Ninguna iglesia, ninguna alcaldía ha inventado hasta el presente un solo argumento válido contra el suicidio. A quien no puede soportar la vida, ¿qué se le responde? Nadie está a la altura de tomar sobre sí los fardos de otro. Y ¿de qué fuerza dispone la dialéctica contra el asalto de las penas irrefutables y de mil evidencias desconsoladas? El suicidio es uno de los caracteres distintivos del hombre, uno de sus descubrimientos; ningún animal es capaz de él y los ángeles apenas lo han adivinado; sin él, la realidad humana sería menos curiosa y menos pintoresca: le faltaría un clima extraño y una serie de posibilidades funestas, que tienen su valor estratégico, aunque no sea más que por introducir en la tragedia soluciones nuevas y una variedad de desenlaces.

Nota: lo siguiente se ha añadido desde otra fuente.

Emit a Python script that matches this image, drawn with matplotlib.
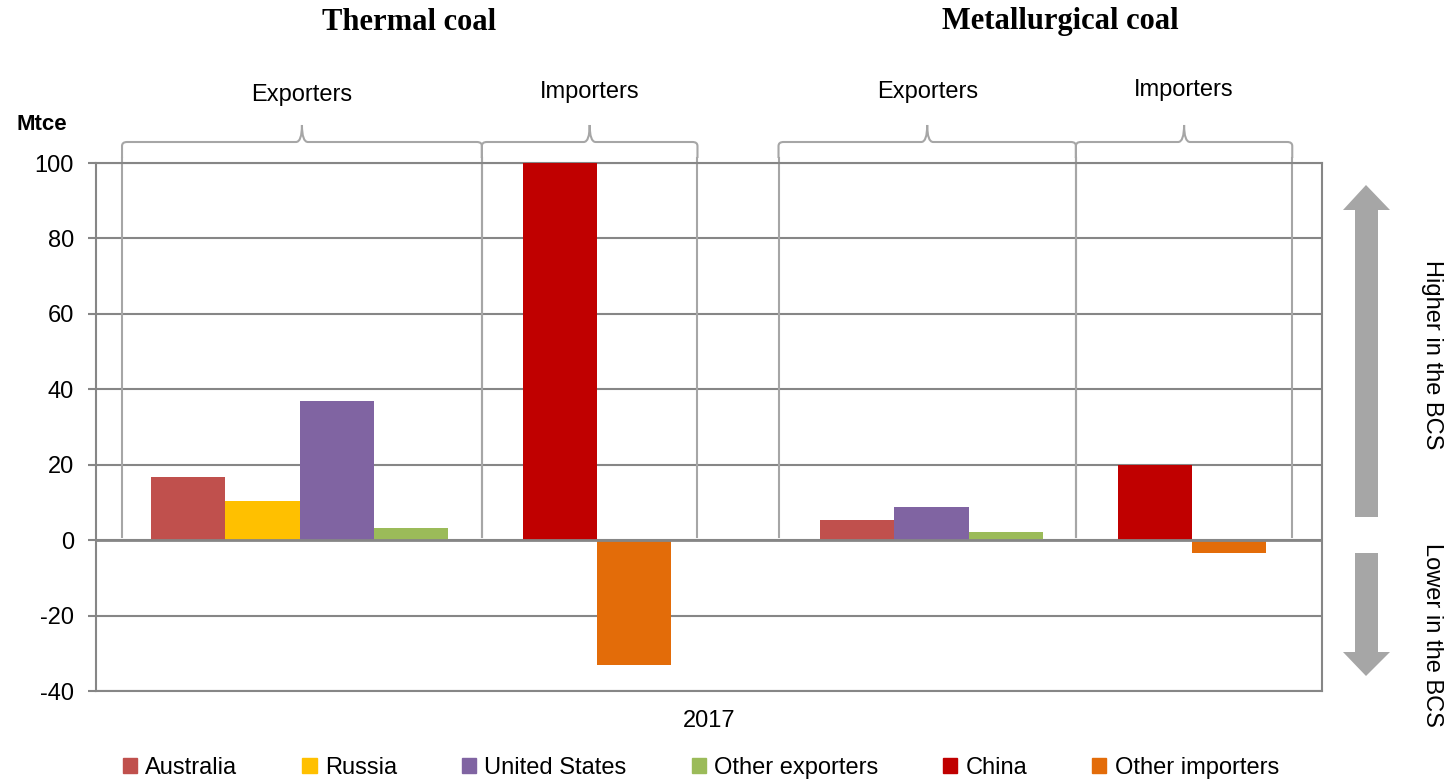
import numpy as np
import matplotlib.pyplot as plt
from matplotlib.path import Path
from matplotlib.patches import PathPatch, Polygon

plt.rcParams['font.family'] = ['Liberation Sans', 'DejaVu Sans']
plt.rcParams['axes.unicode_minus'] = False

# data (Mtce, 2017)
series = ['Australia', 'Russia', 'United States', 'Other exporters', 'China', 'Other importers']
colors = ['#C0504D', '#FFC000', '#8064A2', '#9BBB59', '#C00000', '#E36C09']
is_exporter = [True, True, True, True, False, False]
thermal = [16.8, 10.5, 36.8, 3.3, 100.0, -33.2]
metallurgical = [5.4, np.nan, 8.8, 2.2, 19.9, -3.5]
group_titles = ['Thermal coal', 'Metallurgical coal']
sub_labels = ['Exporters', 'Importers']
year = '2017'

W, H = 1447, 783
fig = plt.figure(figsize=(W / 100, H / 100), dpi=100)
ax = fig.add_axes([96 / W, 1 - 691 / H, 1226 / W, 528 / H])

def fx(px):
    return px / W

def fy(py):
    return 1 - py / H

# bar slots: exporters side by side, one empty slot, then importers
groups = [thermal, metallurgical]
group_start = [0, 9]
for g, vals in enumerate(groups):
    pos = group_start[g]
    first_imp = True
    for i, v in enumerate(vals):
        if np.isnan(v):
            continue
        if not is_exporter[i] and first_imp:
            pos += 1
            first_imp = False
        ax.bar(pos, v, width=1.0, align='edge', color=colors[i], zorder=3)
        pos += 1

xmin, xmax = -0.74, 15.75
ax.set_xlim(xmin, xmax)
ax.set_ylim(-40, 100)
ax.set_yticks(np.arange(-40, 101, 20))
ax.tick_params(axis='y', labelsize=17, length=6, width=1.5, color='#868686', pad=10)
ax.set_xticks([(xmin + xmax) / 2])
ax.set_xticklabels([year], fontsize=17)
ax.tick_params(axis='x', length=0, pad=14)
ax.grid(axis='y', color='#868686', lw=1.5, zorder=1)
for s in ax.spines.values():
    s.set_color('#868686')
    s.set_linewidth(1.5)
ax.axhline(0, color='#868686', lw=2, zorder=4)

# braces with dividers
bc = '#A6A6A6'
px = 1 / 74.5
py = 1 / 3.771
edges = [(-0.39, 4.45), (4.45, 7.35), (8.44, 12.44), (12.44, 15.35)]
label_y = [118, 118.8, 118.8, 119.4]
for k, (a, b) in enumerate(edges):
    c = (a + b) / 2
    y0, y1, yt = 100 + 5 * py, 100 + 21 * py, 100 + 38 * py
    verts = [(a, y0), (a, y1 - 4 * py), (a, y1), (a + 5 * px, y1),
             (c - 6 * px, y1), (c, y1), (c, yt),
             (c, y1), (c + 6 * px, y1),
             (b - 5 * px, y1), (b, y1), (b, y1 - 4 * py), (b, y0)]
    codes = [Path.MOVETO, Path.LINETO, Path.CURVE3, Path.CURVE3,
             Path.LINETO, Path.CURVE3, Path.CURVE3,
             Path.CURVE3, Path.CURVE3,
             Path.LINETO, Path.CURVE3, Path.CURVE3, Path.LINETO]
    ax.add_patch(PathPatch(Path(verts, codes), fill=False, ec=bc, lw=1.5,
                           clip_on=False, zorder=2))
    for xv in (a, b):
        ax.plot([xv, xv], [100 + 5 * py, 0.8], color=bc, lw=1.5, zorder=2,
                clip_on=False)
    ax.text(c, label_y[k], sub_labels[k % 2], ha='center', va='center',
            fontsize=17)

fig.text(fx(409), fy(22), group_titles[0], ha='center', va='center',
         fontsize=22, fontweight='bold', family='Liberation Serif')
fig.text(fx(1060), fy(22), group_titles[1], ha='center', va='center',
         fontsize=22, fontweight='bold', family='Liberation Serif')
fig.text(fx(16), fy(125), 'Mtce', ha='left', va='center', fontsize=16,
         fontweight='bold')

# direction arrows on the right
up = [(1366, 185), (1390, 210), (1378, 210), (1378, 517), (1355, 517),
      (1355, 210), (1343, 210)]
down = [(1355, 553), (1378, 553), (1378, 652), (1390, 652), (1366, 676),
        (1343, 652), (1355, 652)]
for pts in (up, down):
    fig.add_artist(Polygon([(fx(x), fy(y)) for x, y in pts], closed=True,
                           fc='#A6A6A6', ec='none', transform=fig.transFigure))
fig.text(fx(1432), fy(355), 'Higher in the BCS', rotation=270, ha='center',
         va='center', fontsize=17)
fig.text(fx(1432), fy(635), 'Lower in the BCS', rotation=270, ha='center',
         va='center', fontsize=17)

handles = [plt.Rectangle((0, 0), 1, 1, color=c) for c in colors]
fig.legend(handles, series, loc='center left', bbox_to_anchor=(fx(123), fy(768)),
           ncol=6, frameon=False, fontsize=17, handlelength=0.6,
           handleheight=0.6, handletextpad=0.35, columnspacing=2.75,
           borderaxespad=0, borderpad=0)

fig.savefig('out.png', dpi=100)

Los sabios antiguos, que se daban la muerte como prueba de su madurez, habían creado una disciplina del suicidio que los modernos han desaprendido. Volcados a una agonía sin genio, no somos ni autores de nuestras postrimerías, ni árbitros de nuestros adioses: el final no es nuestro final: la excelencia de una iniciativa única - por la que rescataríamos una vida insípida y sin talento- nos falta, como nos falta el cinismo sublime, el fasto antiguo del arte de perecer. Rutinarios de la desesperación, cadáveres que se aceptan, todos nos sobrevivimos y no morimos más que para cumplir una formalidad inútil. Es como si nuestra vida no se atarease más que en aplazar el momento en que podríamos librarnos de ella.